**WHAT NEEDS TO BE DONE**
Quote the data exactly, first line to the line containing "const fontStr = (s: Seg)", with no pictures.

**PROVIDED DATA**
============================================================

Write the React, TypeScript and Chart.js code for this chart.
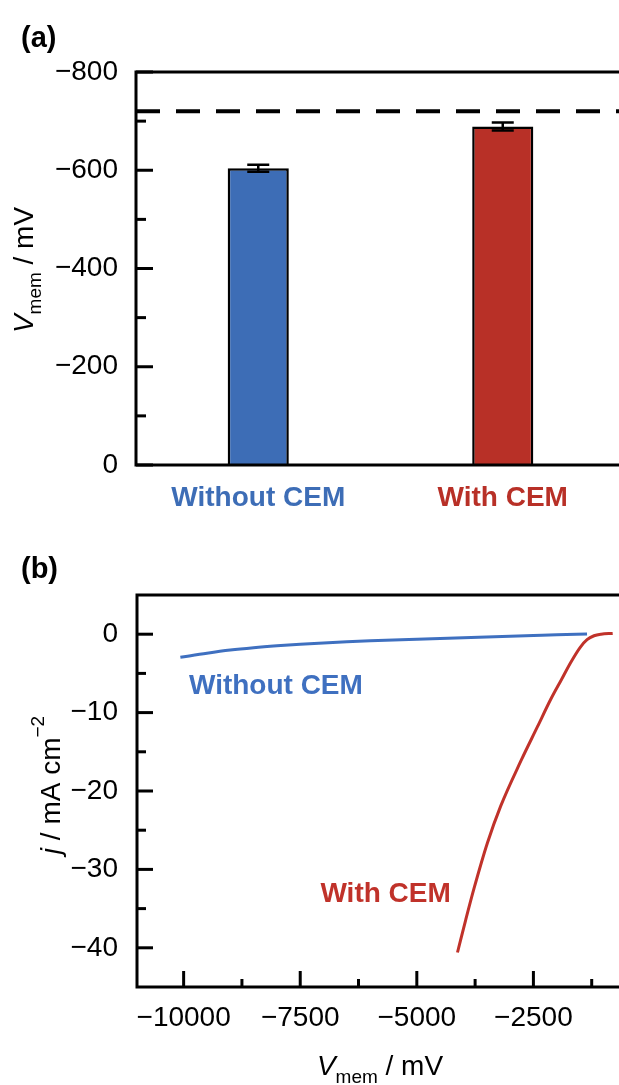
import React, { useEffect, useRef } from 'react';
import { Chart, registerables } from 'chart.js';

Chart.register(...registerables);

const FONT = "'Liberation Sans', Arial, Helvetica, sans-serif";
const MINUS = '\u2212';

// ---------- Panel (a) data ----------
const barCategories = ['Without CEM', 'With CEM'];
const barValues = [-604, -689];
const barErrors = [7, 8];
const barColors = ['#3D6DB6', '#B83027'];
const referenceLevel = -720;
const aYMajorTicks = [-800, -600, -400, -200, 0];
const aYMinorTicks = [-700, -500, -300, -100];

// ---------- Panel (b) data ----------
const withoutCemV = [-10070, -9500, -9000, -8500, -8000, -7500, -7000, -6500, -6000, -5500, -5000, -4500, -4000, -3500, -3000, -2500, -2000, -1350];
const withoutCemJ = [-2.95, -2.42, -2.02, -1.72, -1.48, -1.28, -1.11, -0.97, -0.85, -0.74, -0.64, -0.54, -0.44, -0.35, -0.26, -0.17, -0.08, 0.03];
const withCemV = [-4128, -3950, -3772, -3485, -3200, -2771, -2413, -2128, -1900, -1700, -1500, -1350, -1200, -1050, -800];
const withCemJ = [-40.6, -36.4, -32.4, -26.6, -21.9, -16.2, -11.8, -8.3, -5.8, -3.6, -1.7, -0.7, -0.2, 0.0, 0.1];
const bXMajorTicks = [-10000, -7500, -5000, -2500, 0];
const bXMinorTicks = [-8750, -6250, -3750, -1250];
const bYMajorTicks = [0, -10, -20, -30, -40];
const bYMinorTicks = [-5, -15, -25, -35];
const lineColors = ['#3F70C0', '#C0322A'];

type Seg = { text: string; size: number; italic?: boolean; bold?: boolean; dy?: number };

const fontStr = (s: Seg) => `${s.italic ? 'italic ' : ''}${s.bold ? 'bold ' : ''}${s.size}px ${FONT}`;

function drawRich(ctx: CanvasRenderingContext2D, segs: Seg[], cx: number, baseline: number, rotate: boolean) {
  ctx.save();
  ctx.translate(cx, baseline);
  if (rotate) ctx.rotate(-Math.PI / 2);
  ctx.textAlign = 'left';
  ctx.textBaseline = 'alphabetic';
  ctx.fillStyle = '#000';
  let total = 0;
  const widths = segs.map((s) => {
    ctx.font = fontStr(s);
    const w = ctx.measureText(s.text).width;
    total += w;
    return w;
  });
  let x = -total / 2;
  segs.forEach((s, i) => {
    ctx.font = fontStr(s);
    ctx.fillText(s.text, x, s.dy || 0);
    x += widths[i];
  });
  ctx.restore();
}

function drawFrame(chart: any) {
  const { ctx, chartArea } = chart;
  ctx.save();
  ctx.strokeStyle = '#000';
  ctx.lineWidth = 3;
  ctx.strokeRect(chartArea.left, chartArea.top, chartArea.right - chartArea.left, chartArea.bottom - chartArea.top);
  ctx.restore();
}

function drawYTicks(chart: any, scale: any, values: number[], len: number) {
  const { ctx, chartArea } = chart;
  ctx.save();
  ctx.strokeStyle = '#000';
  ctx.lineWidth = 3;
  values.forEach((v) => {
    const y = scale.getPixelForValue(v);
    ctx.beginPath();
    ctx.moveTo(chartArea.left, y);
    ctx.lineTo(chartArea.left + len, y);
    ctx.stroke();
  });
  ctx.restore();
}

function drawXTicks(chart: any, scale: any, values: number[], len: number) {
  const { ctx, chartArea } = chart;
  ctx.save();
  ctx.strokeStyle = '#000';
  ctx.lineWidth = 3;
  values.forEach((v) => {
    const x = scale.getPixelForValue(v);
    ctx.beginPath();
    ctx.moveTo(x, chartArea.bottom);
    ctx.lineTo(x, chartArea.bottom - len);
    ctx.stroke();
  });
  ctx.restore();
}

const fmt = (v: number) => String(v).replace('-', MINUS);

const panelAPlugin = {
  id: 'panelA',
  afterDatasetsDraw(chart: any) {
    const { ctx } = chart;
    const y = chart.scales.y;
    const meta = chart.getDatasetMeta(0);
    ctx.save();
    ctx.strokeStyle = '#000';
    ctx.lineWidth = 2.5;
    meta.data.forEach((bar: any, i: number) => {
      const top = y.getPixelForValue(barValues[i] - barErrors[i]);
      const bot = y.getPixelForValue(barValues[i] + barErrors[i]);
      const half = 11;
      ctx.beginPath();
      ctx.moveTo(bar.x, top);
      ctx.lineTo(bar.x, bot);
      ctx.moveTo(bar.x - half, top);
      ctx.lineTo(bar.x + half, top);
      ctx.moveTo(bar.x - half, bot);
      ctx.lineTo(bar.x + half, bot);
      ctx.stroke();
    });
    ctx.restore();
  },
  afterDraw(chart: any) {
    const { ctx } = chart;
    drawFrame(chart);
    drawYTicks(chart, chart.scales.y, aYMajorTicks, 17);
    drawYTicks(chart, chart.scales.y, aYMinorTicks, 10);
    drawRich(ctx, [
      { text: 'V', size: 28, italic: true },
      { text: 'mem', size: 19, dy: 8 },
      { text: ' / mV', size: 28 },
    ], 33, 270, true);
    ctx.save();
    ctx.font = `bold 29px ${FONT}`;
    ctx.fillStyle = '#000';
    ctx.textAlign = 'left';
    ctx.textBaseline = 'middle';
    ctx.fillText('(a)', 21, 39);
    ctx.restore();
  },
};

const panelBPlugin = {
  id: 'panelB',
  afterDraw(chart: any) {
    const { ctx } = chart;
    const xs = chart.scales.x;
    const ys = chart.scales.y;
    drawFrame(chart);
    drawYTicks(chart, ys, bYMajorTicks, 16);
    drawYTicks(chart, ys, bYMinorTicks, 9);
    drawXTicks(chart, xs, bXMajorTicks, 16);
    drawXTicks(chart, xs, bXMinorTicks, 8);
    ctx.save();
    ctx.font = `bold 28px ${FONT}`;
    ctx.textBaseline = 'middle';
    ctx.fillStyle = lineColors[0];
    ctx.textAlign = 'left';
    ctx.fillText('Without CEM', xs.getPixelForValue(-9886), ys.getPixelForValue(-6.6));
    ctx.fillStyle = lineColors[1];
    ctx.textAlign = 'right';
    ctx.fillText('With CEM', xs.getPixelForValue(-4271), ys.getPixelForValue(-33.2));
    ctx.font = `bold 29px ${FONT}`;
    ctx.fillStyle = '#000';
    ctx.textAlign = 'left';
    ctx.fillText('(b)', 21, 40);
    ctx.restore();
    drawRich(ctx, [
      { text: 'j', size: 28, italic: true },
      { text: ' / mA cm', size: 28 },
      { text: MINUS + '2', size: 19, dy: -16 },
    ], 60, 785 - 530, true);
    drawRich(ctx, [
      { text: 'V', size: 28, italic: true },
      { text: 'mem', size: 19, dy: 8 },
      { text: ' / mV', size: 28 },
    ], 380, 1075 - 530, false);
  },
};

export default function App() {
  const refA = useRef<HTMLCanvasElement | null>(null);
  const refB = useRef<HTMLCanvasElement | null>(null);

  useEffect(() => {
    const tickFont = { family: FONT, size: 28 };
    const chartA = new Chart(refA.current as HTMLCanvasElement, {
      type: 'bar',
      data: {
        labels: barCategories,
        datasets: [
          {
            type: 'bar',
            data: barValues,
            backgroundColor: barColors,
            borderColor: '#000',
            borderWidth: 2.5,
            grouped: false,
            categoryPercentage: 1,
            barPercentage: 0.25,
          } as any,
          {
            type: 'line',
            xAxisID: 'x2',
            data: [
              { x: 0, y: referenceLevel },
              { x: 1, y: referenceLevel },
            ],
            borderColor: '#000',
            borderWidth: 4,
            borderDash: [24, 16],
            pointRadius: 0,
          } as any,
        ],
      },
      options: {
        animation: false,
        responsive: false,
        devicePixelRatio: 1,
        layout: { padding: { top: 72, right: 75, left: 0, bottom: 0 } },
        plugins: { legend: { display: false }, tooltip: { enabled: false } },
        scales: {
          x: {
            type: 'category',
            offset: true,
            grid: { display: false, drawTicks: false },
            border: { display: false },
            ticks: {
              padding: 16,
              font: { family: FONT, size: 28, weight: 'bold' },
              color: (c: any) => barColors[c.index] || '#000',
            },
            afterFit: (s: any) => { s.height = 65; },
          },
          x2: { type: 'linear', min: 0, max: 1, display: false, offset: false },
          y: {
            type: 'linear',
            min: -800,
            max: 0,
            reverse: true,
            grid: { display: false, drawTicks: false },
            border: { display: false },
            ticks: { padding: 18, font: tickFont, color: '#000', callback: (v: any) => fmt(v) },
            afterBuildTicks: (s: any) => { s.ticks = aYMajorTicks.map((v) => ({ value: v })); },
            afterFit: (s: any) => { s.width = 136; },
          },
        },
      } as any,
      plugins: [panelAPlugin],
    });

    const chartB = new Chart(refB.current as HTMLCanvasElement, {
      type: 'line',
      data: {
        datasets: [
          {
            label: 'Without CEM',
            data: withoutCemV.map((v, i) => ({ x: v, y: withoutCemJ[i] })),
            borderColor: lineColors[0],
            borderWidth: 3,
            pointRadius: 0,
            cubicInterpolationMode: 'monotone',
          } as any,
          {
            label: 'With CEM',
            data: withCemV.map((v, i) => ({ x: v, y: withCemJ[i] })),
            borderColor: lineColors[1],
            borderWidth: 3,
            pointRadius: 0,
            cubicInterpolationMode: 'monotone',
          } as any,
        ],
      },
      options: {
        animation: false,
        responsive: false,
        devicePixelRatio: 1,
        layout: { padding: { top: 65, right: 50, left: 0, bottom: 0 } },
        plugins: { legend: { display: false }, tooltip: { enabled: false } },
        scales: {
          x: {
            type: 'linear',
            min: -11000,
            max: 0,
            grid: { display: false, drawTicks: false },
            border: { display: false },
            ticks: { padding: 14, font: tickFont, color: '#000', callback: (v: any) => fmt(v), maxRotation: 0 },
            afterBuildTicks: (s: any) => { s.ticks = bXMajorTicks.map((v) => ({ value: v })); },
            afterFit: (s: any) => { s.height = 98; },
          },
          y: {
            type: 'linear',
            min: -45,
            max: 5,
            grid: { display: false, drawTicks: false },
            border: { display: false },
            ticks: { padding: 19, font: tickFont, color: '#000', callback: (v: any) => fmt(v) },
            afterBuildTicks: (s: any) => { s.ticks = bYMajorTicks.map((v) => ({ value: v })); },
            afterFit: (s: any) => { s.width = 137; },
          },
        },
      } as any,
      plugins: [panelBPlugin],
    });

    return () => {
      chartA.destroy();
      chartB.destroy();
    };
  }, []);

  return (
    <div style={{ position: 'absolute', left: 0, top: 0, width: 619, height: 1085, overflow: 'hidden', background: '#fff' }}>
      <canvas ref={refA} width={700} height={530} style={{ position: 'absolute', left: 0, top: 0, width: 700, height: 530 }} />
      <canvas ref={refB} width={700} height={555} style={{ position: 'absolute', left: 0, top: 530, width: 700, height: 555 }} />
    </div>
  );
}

============================================================

**RESULT**
Write the React, TypeScript and Chart.js code for this chart.
import React, { useEffect, useRef } from 'react';
import { Chart, registerables } from 'chart.js';

Chart.register(...registerables);

const FONT = "'Liberation Sans', Arial, Helvetica, sans-serif";
const MINUS = '\u2212';

// ---------- Panel (a) data ----------
const barCategories = ['Without CEM', 'With CEM'];
const barValues = [-604, -689];
const barErrors = [7, 8];
const barColors = ['#3D6DB6', '#B83027'];
const referenceLevel = -720;
const aYMajorTicks = [-800, -600, -400, -200, 0];
const aYMinorTicks = [-700, -500, -300, -100];

// ---------- Panel (b) data ----------
const withoutCemV = [-10070, -9500, -9000, -8500, -8000, -7500, -7000, -6500, -6000, -5500, -5000, -4500, -4000, -3500, -3000, -2500, -2000, -1350];
const withoutCemJ = [-2.95, -2.42, -2.02, -1.72, -1.48, -1.28, -1.11, -0.97, -0.85, -0.74, -0.64, -0.54, -0.44, -0.35, -0.26, -0.17, -0.08, 0.03];
const withCemV = [-4128, -3950, -3772, -3485, -3200, -2771, -2413, -2128, -1900, -1700, -1500, -1350, -1200, -1050, -800];
const withCemJ = [-40.6, -36.4, -32.4, -26.6, -21.9, -16.2, -11.8, -8.3, -5.8, -3.6, -1.7, -0.7, -0.2, 0.0, 0.1];
const bXMajorTicks = [-10000, -7500, -5000, -2500, 0];
const bXMinorTicks = [-8750, -6250, -3750, -1250];
const bYMajorTicks = [0, -10, -20, -30, -40];
const bYMinorTicks = [-5, -15, -25, -35];
const lineColors = ['#3F70C0', '#C0322A'];

type Seg = { text: string; size: number; italic?: boolean; bold?: boolean; dy?: number };

const fontStr = (s: Seg) => `${s.italic ? 'italic ' : ''}${s.bold ? 'bold ' : ''}${s.size}px ${FONT}`;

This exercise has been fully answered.